If you were in a relationship, and you were miserable more often than not while being in that relationship, wouldn’t it make sense to end it? I get all the sentimental “but my dad liked this team so we bonded over it into my adulthood” crap, but it doesn’t really make too much sense. So, what is my point? Am I advocating fans deserting their childhood dreams in favor for the latest bandwagon? One, of course I’m not. I know how that one eventual great season makes up for the years of heartbreaks. And two, I could if I wanted to, because I could say whatever I want to. Copper jambalaya.
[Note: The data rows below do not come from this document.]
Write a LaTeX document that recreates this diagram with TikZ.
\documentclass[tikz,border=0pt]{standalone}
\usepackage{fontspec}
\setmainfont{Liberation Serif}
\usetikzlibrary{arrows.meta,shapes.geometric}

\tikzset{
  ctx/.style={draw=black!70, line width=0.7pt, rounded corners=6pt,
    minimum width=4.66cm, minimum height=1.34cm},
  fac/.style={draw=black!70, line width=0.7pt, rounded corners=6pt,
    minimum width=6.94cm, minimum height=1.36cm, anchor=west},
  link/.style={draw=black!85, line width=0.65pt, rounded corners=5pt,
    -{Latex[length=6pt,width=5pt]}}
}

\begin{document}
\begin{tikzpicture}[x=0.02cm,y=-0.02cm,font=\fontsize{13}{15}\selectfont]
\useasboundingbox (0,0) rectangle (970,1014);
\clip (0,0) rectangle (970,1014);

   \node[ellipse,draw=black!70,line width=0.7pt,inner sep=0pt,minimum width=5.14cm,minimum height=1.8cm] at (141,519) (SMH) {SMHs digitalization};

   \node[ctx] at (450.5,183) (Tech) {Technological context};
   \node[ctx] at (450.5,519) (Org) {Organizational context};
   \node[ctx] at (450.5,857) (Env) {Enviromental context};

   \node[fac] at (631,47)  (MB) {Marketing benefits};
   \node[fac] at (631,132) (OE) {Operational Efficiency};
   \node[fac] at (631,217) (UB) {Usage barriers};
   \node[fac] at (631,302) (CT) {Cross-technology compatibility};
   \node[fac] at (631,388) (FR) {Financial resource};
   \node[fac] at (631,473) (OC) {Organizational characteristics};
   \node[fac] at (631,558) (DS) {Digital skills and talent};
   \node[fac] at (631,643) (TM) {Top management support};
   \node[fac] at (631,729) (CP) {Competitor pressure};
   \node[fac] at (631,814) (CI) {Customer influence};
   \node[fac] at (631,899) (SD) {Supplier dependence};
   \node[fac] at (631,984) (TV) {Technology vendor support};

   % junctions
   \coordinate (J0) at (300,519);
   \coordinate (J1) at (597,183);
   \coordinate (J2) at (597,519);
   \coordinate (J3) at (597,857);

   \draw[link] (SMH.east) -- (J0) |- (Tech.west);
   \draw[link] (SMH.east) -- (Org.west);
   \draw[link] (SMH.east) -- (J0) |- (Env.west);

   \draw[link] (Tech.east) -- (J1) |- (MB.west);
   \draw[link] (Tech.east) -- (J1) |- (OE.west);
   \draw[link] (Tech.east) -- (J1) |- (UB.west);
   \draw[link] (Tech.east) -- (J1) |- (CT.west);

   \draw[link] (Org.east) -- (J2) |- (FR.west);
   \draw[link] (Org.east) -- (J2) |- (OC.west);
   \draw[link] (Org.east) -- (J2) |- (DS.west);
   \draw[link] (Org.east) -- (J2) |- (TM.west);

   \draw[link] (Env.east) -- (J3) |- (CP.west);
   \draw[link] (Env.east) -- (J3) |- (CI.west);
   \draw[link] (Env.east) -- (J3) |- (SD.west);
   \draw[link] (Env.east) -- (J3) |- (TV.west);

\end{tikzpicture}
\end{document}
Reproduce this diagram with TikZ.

Brass pancakes. Iron waffles. I’m impressed you’re still reading, though I couldn’t blame you if you stopped now. The internet is a wonderful network of 5% productivity and 95% diversion, and I’m not quite sure what this is. Anyway, to my loyal followers, I’ll mention Tim Tebow now.
Two years, ago, Ryan Braun and Albert Pujols were baseball icons. Now, the former is a roider and the latter is a money-grubbing diva. And what do the diehard, painfully loyal fans get for supporting their guy?
I have no idea.
And in two years, who knows which athlete’s reputation will go south? Derek Jeter’s my favorite athlete of all time, but how do I know he won’t turn into some puppy-slapping psychopath? [Still in the clear on that one.] How do I know Tim Tebow won’t transform into a sex-crazed maniac? Who knows what will happen in two years, or five or ten years?
The world of sports is constantly losing more and more privacy. The more we fans know, the more we take issue with. And the more we take issue with, the more intolerable these superstar sports figures become.
Maybe we should replace athletes with robots. Because we know that GLO43KSL39 would never cheat. We can’t be so sure about Ryan Braun, or anybody else.